— start of Stored rows —

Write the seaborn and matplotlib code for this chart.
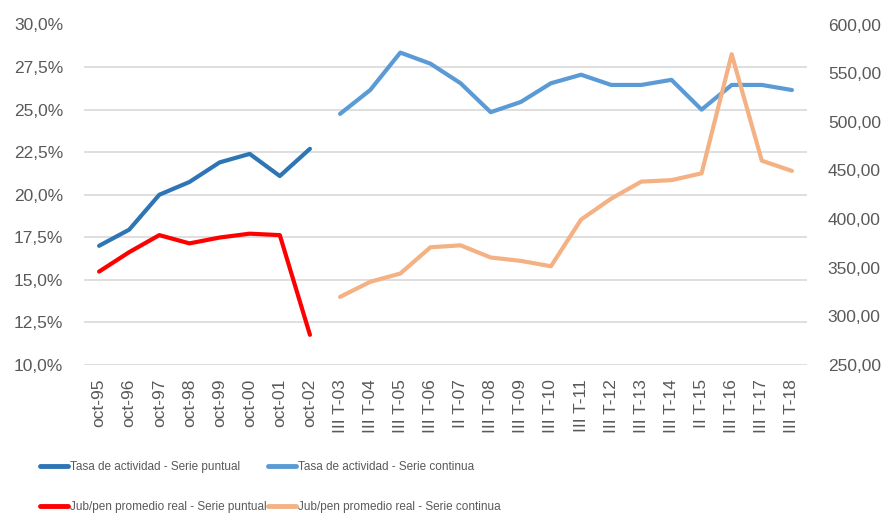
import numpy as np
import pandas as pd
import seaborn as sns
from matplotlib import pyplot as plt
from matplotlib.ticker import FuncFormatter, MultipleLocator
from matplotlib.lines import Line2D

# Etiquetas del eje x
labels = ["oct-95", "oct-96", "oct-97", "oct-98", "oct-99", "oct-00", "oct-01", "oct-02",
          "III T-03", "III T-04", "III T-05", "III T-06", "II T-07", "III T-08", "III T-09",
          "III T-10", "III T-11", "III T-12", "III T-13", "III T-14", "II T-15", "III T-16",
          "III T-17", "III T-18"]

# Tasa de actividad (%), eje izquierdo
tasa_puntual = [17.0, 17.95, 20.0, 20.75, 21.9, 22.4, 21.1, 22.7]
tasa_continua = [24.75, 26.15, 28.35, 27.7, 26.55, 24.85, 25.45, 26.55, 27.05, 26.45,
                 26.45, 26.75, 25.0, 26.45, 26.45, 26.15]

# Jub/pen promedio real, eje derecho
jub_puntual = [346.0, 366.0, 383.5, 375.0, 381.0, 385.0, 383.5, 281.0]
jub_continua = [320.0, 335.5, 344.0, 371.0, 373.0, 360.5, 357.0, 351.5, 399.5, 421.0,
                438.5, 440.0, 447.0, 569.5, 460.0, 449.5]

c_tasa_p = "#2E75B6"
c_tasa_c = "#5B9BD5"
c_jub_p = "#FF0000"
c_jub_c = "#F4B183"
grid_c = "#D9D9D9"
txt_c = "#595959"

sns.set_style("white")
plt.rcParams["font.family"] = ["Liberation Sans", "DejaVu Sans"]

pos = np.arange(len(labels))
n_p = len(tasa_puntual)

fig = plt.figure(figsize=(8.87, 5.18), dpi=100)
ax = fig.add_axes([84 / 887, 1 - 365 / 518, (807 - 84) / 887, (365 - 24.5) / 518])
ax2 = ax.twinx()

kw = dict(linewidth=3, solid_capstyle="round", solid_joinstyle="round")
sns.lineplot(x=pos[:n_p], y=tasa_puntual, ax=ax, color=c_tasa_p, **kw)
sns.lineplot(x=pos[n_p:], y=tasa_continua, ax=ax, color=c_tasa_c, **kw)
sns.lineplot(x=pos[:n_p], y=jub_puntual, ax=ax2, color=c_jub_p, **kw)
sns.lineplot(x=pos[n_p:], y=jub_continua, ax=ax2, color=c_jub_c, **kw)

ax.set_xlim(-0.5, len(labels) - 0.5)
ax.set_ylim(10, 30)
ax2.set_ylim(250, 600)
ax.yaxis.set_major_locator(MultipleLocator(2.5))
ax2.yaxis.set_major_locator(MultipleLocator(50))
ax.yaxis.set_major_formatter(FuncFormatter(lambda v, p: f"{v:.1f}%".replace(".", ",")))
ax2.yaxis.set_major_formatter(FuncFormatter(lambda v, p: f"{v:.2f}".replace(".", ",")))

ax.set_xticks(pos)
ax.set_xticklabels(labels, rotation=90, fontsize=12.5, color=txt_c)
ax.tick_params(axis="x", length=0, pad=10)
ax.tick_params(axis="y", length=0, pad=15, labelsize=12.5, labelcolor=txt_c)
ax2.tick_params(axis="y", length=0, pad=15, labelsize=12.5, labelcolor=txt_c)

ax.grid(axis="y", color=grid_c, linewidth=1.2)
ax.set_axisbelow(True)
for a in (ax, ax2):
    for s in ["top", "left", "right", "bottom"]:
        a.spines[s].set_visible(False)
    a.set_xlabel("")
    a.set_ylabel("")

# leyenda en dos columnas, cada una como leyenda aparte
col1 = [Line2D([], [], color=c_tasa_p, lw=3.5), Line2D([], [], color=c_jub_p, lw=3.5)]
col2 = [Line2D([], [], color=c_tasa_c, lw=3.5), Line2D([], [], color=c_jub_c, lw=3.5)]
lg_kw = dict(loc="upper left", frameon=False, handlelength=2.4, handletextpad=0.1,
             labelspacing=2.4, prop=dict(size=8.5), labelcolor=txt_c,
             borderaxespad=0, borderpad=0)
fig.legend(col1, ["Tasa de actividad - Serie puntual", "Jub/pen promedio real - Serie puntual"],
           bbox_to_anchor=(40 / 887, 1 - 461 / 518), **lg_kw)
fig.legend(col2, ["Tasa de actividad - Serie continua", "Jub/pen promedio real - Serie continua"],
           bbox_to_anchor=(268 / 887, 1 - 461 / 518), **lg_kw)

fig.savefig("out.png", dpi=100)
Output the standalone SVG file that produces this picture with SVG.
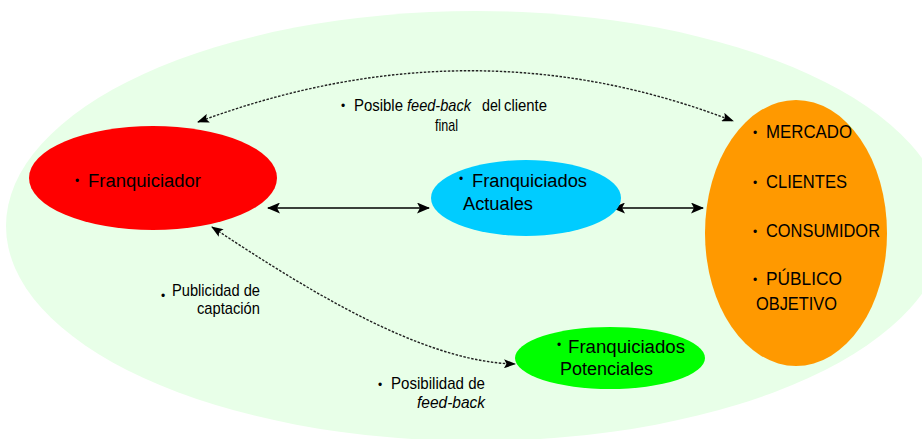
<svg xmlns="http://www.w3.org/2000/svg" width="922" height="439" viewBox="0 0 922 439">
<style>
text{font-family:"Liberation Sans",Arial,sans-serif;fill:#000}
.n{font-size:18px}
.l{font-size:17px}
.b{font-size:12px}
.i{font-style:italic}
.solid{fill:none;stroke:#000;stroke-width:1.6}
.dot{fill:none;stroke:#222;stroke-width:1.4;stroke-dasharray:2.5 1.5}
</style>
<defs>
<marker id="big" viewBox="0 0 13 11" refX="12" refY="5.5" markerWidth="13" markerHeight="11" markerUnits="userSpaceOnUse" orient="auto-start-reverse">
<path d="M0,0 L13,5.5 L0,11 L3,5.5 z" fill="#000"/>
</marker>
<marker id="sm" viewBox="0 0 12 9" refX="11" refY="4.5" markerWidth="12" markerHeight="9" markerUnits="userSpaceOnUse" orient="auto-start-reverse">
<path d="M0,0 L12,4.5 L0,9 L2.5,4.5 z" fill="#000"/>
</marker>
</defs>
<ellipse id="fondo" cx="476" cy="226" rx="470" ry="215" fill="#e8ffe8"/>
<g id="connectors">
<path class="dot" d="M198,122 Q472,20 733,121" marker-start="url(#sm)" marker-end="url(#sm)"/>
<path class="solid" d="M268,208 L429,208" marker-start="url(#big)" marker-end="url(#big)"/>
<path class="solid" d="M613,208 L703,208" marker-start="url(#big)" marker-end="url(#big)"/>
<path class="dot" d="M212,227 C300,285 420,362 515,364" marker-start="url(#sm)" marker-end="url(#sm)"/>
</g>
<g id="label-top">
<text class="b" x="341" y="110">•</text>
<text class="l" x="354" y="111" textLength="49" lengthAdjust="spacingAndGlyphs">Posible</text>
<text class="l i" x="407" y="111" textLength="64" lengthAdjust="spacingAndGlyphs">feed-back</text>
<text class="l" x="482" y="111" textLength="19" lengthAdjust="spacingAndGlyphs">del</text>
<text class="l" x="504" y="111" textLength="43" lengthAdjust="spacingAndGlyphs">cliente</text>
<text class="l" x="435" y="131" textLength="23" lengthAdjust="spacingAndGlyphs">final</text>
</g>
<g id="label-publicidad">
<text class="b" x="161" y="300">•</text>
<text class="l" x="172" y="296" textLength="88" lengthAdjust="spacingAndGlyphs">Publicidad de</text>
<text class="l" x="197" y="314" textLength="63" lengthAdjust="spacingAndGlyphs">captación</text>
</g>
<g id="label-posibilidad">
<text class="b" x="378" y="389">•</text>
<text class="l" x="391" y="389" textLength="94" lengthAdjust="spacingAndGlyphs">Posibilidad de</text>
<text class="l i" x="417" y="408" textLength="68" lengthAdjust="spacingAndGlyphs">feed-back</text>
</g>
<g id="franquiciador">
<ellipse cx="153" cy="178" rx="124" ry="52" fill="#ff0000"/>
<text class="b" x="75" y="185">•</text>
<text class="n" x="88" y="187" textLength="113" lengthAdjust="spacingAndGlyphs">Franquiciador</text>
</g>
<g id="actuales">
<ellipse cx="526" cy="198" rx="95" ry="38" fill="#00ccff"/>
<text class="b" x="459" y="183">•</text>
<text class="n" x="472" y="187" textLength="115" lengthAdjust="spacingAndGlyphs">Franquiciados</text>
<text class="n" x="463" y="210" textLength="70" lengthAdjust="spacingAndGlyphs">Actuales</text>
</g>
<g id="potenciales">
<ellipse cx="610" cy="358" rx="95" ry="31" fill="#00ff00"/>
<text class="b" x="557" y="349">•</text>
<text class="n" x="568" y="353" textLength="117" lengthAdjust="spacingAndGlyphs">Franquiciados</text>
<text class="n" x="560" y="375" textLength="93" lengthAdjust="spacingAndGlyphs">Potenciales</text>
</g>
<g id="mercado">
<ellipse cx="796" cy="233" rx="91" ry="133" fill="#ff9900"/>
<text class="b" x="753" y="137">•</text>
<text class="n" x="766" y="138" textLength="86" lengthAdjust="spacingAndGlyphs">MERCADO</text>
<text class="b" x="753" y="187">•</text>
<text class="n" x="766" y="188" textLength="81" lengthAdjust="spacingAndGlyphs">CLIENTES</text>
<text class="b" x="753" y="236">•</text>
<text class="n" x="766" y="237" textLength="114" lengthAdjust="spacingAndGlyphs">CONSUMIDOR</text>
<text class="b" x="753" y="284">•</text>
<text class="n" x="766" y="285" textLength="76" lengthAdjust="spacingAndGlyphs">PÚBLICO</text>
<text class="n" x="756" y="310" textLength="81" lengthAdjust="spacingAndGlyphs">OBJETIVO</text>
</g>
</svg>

— end of Stored rows —
— start of Stored rows —

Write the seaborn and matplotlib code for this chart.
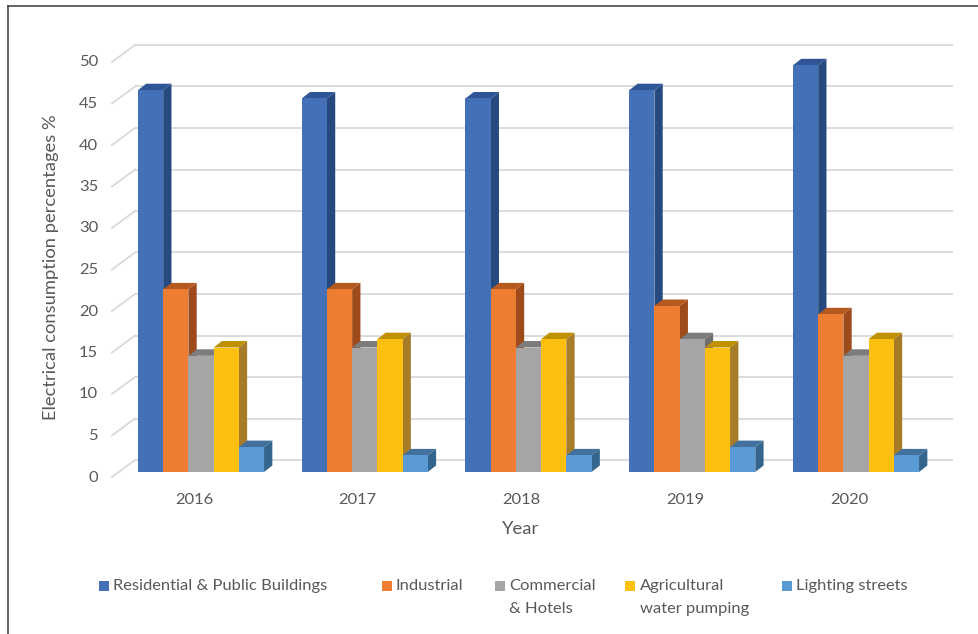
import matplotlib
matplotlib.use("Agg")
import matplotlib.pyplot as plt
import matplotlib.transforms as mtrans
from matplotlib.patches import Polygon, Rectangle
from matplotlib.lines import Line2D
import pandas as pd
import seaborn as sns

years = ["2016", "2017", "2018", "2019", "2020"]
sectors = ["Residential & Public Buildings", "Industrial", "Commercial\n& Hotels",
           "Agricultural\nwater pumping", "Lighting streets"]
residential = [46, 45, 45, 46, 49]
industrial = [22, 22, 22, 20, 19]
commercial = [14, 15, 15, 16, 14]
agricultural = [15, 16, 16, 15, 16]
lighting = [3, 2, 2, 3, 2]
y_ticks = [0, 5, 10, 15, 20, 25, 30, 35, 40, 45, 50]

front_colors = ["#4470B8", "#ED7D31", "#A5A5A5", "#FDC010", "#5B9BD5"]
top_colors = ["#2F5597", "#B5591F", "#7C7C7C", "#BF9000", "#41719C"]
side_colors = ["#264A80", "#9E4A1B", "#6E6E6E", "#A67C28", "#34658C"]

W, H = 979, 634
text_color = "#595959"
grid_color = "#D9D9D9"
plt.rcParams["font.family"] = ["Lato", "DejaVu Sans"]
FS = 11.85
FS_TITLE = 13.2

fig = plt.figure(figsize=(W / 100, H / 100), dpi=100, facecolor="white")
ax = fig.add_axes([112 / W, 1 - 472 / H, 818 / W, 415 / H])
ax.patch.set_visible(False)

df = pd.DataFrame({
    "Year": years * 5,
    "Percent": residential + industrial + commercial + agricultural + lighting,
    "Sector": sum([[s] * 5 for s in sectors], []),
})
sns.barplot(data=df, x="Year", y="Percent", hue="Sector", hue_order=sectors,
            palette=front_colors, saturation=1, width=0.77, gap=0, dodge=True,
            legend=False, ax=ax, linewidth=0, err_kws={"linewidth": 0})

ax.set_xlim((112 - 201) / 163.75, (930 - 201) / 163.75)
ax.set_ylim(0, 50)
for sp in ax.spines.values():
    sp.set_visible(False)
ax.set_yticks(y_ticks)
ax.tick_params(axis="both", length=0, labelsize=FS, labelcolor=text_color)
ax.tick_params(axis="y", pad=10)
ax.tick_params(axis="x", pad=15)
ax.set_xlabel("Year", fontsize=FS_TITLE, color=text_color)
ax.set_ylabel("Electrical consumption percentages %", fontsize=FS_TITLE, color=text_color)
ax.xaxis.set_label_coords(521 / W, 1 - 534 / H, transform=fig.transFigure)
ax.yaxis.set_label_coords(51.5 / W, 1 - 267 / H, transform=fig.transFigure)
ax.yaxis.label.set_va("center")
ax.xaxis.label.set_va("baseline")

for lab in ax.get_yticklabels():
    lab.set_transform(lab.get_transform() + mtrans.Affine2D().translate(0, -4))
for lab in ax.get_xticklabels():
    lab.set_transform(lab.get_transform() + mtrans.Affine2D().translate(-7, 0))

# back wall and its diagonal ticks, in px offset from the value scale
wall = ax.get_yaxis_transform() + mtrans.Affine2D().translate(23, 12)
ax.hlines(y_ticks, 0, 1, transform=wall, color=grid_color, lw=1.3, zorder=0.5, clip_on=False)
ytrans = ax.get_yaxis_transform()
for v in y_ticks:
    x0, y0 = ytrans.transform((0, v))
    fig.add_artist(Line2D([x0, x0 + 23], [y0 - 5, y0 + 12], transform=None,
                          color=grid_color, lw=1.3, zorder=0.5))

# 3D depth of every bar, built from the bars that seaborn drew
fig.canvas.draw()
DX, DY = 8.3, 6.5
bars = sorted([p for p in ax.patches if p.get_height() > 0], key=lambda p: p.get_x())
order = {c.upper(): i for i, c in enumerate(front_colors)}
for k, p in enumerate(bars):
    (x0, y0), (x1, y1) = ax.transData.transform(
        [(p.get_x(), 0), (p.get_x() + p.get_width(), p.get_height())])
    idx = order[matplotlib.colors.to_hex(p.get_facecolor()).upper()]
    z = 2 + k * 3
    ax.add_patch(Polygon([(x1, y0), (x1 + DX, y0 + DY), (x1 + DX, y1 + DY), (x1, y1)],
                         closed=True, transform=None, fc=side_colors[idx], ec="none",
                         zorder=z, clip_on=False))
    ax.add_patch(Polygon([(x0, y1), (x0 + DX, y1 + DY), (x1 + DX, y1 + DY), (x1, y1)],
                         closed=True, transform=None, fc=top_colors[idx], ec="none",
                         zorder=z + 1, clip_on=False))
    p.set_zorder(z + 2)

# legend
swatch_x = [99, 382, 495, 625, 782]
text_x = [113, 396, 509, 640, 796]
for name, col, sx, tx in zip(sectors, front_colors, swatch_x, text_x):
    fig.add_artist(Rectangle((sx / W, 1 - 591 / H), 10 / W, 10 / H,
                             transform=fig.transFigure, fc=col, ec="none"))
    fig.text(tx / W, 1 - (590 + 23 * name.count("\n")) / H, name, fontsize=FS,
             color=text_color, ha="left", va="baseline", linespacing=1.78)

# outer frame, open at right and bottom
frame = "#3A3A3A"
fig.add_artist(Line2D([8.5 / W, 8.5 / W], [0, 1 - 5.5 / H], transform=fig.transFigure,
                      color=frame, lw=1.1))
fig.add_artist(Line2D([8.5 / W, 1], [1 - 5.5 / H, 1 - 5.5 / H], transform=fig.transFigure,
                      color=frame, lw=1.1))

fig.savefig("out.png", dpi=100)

— end of Stored rows —

■ What you should do ■
Find each line holding "that". Copy it out.

■ Result of the exercise ■
Output the standalone SVG file that produces this picture with SVG.
# 3D depth of every bar, built from the bars that seaborn drew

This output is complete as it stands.